The streets of Laredo are a smugglers’ paradise

Most American merchants were happy when their sales volume just kept ahead of inflation in 1978, but those in Laredo, Texas really had a banner year. Their sales will probably be a record $470 million—or more than $6,000 for every one of Laredo’s 76,900 residents. Pretty impressive for a border town where per capita income is only $3,575, one of the lowest in the country.

If Laredo’s storekeepers had to depend on the locals for patronage, they would starve. Nearly all of their customers are Mexicans who cross the border to buy American, European and Japanese products, which they consider superior to Mexican goods. Brand-conscious Mexicans think the General Electric refrigerator that is produced in the U.S., for example, is much better than the one GE makes in Mexico.

Some of the merchandise is taken back into Mexico legally (and duty is paid on it); much more is smuggled, by individuals for their own use or by professionals for resale. The total value of goods smuggled into Mexico from the U.S. is thought to approach $1 billion a year.

The traffic, which violates Mexican but not U.S. law, benefits stores in other Texas cities too. Mexicans account for an estimated 20% of all retail sales in San Antonio. In Houston, the Sakowitz department store does 10% of its business with Mexicans. Says Maurice Aresty, executive vice president of Houston’s Retail Merchants Association: “They buy shoes, furs and all the jewelry they can carry back.”

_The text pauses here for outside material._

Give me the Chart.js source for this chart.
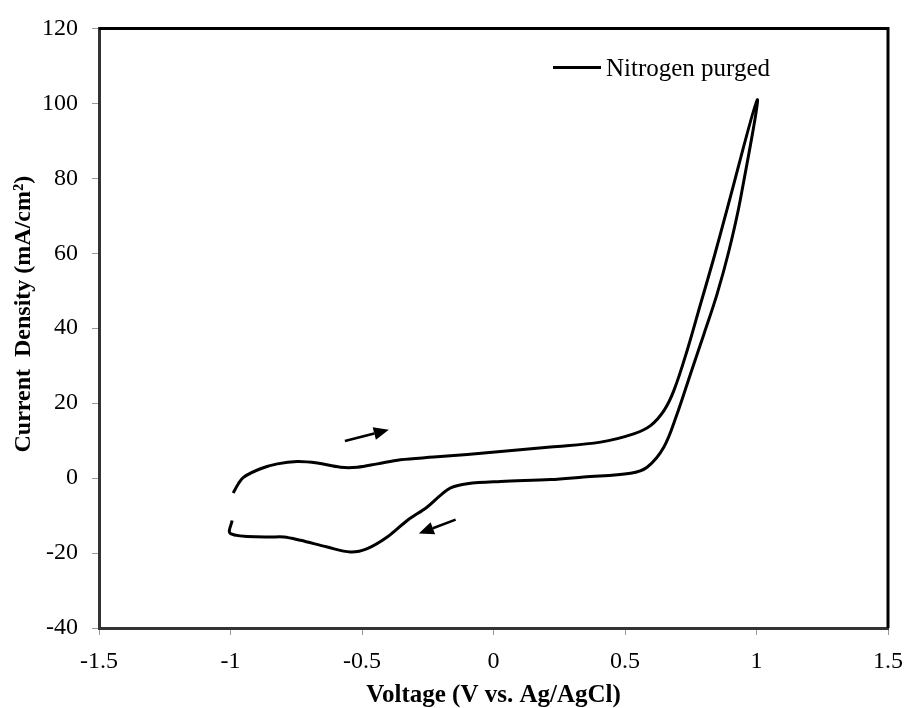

Laredo is the hub of the trade. Poor Mexicans make many small purchases, but large amounts of goods are bought by the rich, a number of whom buzz into town in their Lear jets from as far away as Mexico City. Sometimes they are met at the airport by a 1939 Rolls-Royce belonging to Joe Brand, who owns three Laredo clothing stores. Other wealthy Mexicans fill empty suitcases with $195 suede handbags or $105 men’s loafers from the Gucci boutique in the Frost Bros. department store. Says Gary Payne, general manager of the Laredo Chamber of Commerce: “The Mexicans don’t even look at the price. That’s their last priority. They want quality, fashion and availability.”

In Laredo, some still unpaved streets are lined with quaint, two-story Spanish-style buildings that house hundreds of tiny discount shops. Aisles are packed with color TVs, pocket calculators, tape decks and radios. Prices—$460 for a Sony 17-in. portable color TV, vs. $634.95 at Foley’s department store in Houston—attract a different kind of professional smuggler, the chiveras. They sometimes hire pilots, who are occasionally smugglers themselves, and twin-engine Beechcraft “Beech 18” airplanes with the noses extended 6 ft. to haul more cargo.

Whatever merchandise is not pre-ordered by specific customers may wind up on the streets of the Tepito section of Mexico City. Prices there, even after the mardida, or bribe, that chiveras must pay to Mexican customs agents, are low. A Panasonic radio cassette that sells in the U.S. for $40 was snatched up in Tepito for $65 at the same time that a Mexican department store was selling it on a special for about $90.

Under President José López Portillo, the Mexican government has tried harder to stamp out the smuggling. Tepito has been raided by the police three times in the past year, and in Nuevo Laredo, across the Rio Grande from the U.S. town, customs agents have been clamping down. This has put a crimp in some Laredo businesses. Jack Cowl, who runs a music store, has seen sales drop 50% since 1976 and has taken to offering discounts for the first time on his top-of-the-line McIntosh and Nakamichi stereo equipment. But clothing stores like those of Joe Brand and Frost Bros. still appear to be doing just fine.

A greater threat to Laredo’s boom: U.S. companies are opening low-wage factories in Mexico that make goods and ship them to the States. So some Laredo shoppers, when they get back across the border and closely inspect their loot, find labels reading: MADE IN MEXICO.